Sintomas do Paroxismo Neoliberal (à la Trump)
A COVID-19 vem expor agora o quão fundo se entranhou a ideologia neoliberal, ao ponto de, no país mais poderoso do mundo, e depois de menos de dois meses de crise económica decorrente da doença, 1/5 das crianças norte-americanas não comer o suficiente.
Claro que muitas das crianças nos EUA, especialmente as mais pobres, já são privadas de há muito de uma dieta minimamente saudável, em parte fruto da ausência de verdadeiras políticas públicas que não sejam a defesa dos interesses das grandes corporações, cujo lobby em prol do lixo alimentar que vendem acaba por redundar em estabelecimentos de ensino a impor refrigerantes, fast-food e alimentos altamente processados nas refeições escolares.
Essas práticas criminosas, institucionalizadas, que têm o seu correspondente europeu na Grã-Bretanha, são um dos sintomas do neoliberalismo, agora agudizados pela pandemia, os quais decorrem de um mecanismo patológico intrínseco a essa corrente ideológica.
Esse mecanismo está bem plasmado no título de um artigo publicado no Le Monde Diplomatique de há alguns anos atrás: "A América nas Cabeças". Evoco o título, não o conteúdo, como síntese curta de um processo de meio século de desmantelamento do Estado Social americano, não só e apenas de facto, mas também como legítima aspiração dos eleitores americanos, os quais acabaram por paulatinamente aceitar colocar o próprio destino na mão de especuladores e empresários sociopatas, os tais 0,1 a 1% dos verdadeiramente ganhadores duma economia feudalizada.
Esse mecanismo é o da passividade democrática da generalidade da população, derrotada pela máquina de propaganda do complexo industrial-militar, o qual refinou e consolidou as suas estratégias de manipulação da opinião pública a pontos orwellianos, ou além disso. O culto da personalidade, ou melhor, a suscetibilidade de grandes fatias da população a essa espécie de pecado capital já denunciado no Velho Testamento na figura do bezerro de ouro, não resulta apenas da Fox News e seus adjacentes. É o resultado natural dum processo de engenharia social assente na exploração do que de pior a América herdou da sua História, e que acabou exportando para o mundo inteiro, culturalmente falando.
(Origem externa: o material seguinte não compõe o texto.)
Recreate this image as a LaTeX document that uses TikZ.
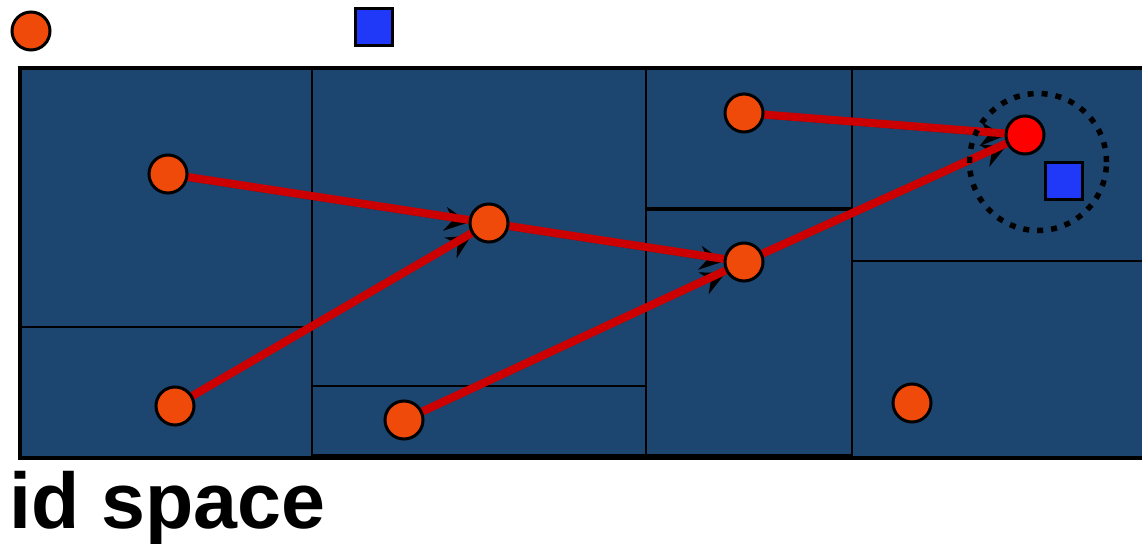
\documentclass[tikz,border=0pt]{standalone}
\usepackage{fontspec}
\setmainfont{Liberation Sans}
\usetikzlibrary{arrows.meta}
\definecolor{cellblue}{HTML}{1C456F}
\definecolor{peer}{HTML}{F04A0A}
\definecolor{linkred}{HTML}{CC0000}
\definecolor{keyblue}{HTML}{2038F8}
\pgfdeclarelayer{cells}
\pgfdeclarelayer{edges}
\pgfsetlayers{cells,edges,main}
\begin{document}
\begin{tikzpicture}[x=1pt,y=-1pt,
  peernode/.style={circle,draw=black,line width=3pt,fill=peer,minimum size=38pt,inner sep=0pt},
  target/.style={peernode,fill=red},
  keynode/.style={rectangle,draw=black,line width=3pt,fill=keyblue,minimum size=37pt,inner sep=0pt},
  cell/.style={draw=black,line width=2.5pt},
  hop/.style={draw=black,line width=2.5pt,-{Stealth[length=24pt,width=24pt,inset=8pt]}},
  redlink/.style={draw=linkred,line width=8pt}]
\useasboundingbox (0,0) rectangle (1142,543);
% legend
\node[peernode] (lp) at (31,31) {};
\node[keynode] (lk) at (374,27) {};
% cells
\begin{pgfonlayer}{cells}
\begin{scope}
\clip (0,0) rectangle (1142,543);
\fill[cellblue] (20,68) rectangle (1150,458);
\draw[cell] (312,68) -- (312,457);
\draw[cell] (20,327) -- (312,327);
\draw[cell] (646,68) -- (646,457);
\draw[cell] (312,386) -- (646,386);
\draw[cell] (852,68) -- (852,457);
\draw[cell,line width=4pt] (646,208.5) -- (852,208.5);
\draw[cell] (852,261) -- (1150,261);
\draw[line width=4pt] (312,456) -- (852,456);
\draw[black,line width=3.5pt] (20,68) rectangle (1150,458);
\end{scope}
\end{pgfonlayer}
% peers
\node[peernode] (a) at (168,174) {};
\node[peernode] (b) at (489,223) {};
\node[peernode] (c) at (175,406) {};
\node[peernode] (d) at (404,420) {};
\node[peernode] (e) at (744,262) {};
\node[peernode] (f) at (744,113) {};
\node[target] (g) at (1025,135) {};
\node[peernode] (h) at (912,403) {};
\node[keynode] (k) at (1063.5,181) {};
\node[circle,draw=black,line width=5.5pt,dash pattern=on 6pt off 8pt,minimum size=137pt,inner sep=0pt] (range) at (1038,162) {};
% connectors
\begin{pgfonlayer}{edges}
\foreach \s/\t in {a/b,c/b,b/e,d/e,e/g,f/g}{
  \draw[hop,transform canvas={yshift=-2.5pt}] (\s) -- (\t);
  \draw[redlink] (\s.center) -- (\t.center);
}
\end{pgfonlayer}
% label
\node[anchor=base west,inner sep=0pt,font=\bfseries\fontsize{79}{90}\selectfont] (lbl) at (9,528) {id space};
\end{tikzpicture}
\end{document}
Sim, a Europa tem resistências naturais, pela sua diversidade cultural, pela sua história, pelo seu dinamismo e força política. Mas não é imune. Especialmente quando, pela imposição de um sistema financeiro mundial dominado pela ganância corporativa, seja por via da União Europeia ou pelos Governos, é atacada por iniciativas políticas que conduzem à desregulamentação do mercado de de trabalho e da economia, deixando os mais fortes em posição de esmagarem os trabalhadores ou as pequenas empresas, externalizando os problemas ambientais para as gerações futuras...e atuais.
Não deixa de ser interessante que não haja quase ninguém, aqui e além mar, a reivindicar, de forma muito primária e deselegante, o confisco dos triliões colocados em off-shores em todo o mundo, como uma das medidas justas e necessárias para combater a pandemia, ou, pelo menos, a colocar a hipótese de que este sistema de cleptomania de base ideológica neoliberal tenha de ser rapidamente alterado (excecione-se o BE). Pois para isso também era preciso atacar os bilionários que, como Bill Gates, se pavoneiam mundialmente na veste filantrópica à custa do dinheiro que devia ter sido canalizado através do Estado para os serviços públicos americanos ou para as Nações Unidas poderem realizar o seu trabalho.
Aliás, como não vimos praticamente nada disto a acontecer no pós-crise de 2008, com os contribuintes a pagarem as dívidas dos bancos, os bens públicos a serem privatizados com prejuízo de todos nós, sem nenhuma alteração de fundo no sistema financeiro mundial que sustenta o neoliberalismo.
Aparentemente, as crises estão a reforçar o neoliberalismo para-fascista internacional, tal como podem servir de pretexto para reforçar ditaduras ou tendências autoritárias, pois o que se verifica, tanto no exemplo bolsonariano, como no trumpiano, é a extrema resiliência da estupidez humana que os apoia, por mais maligna ou escandalosa se revele a sua ação política. A qual parece ter crescido bastante ultimamente, tanto em número, como em atrevimento.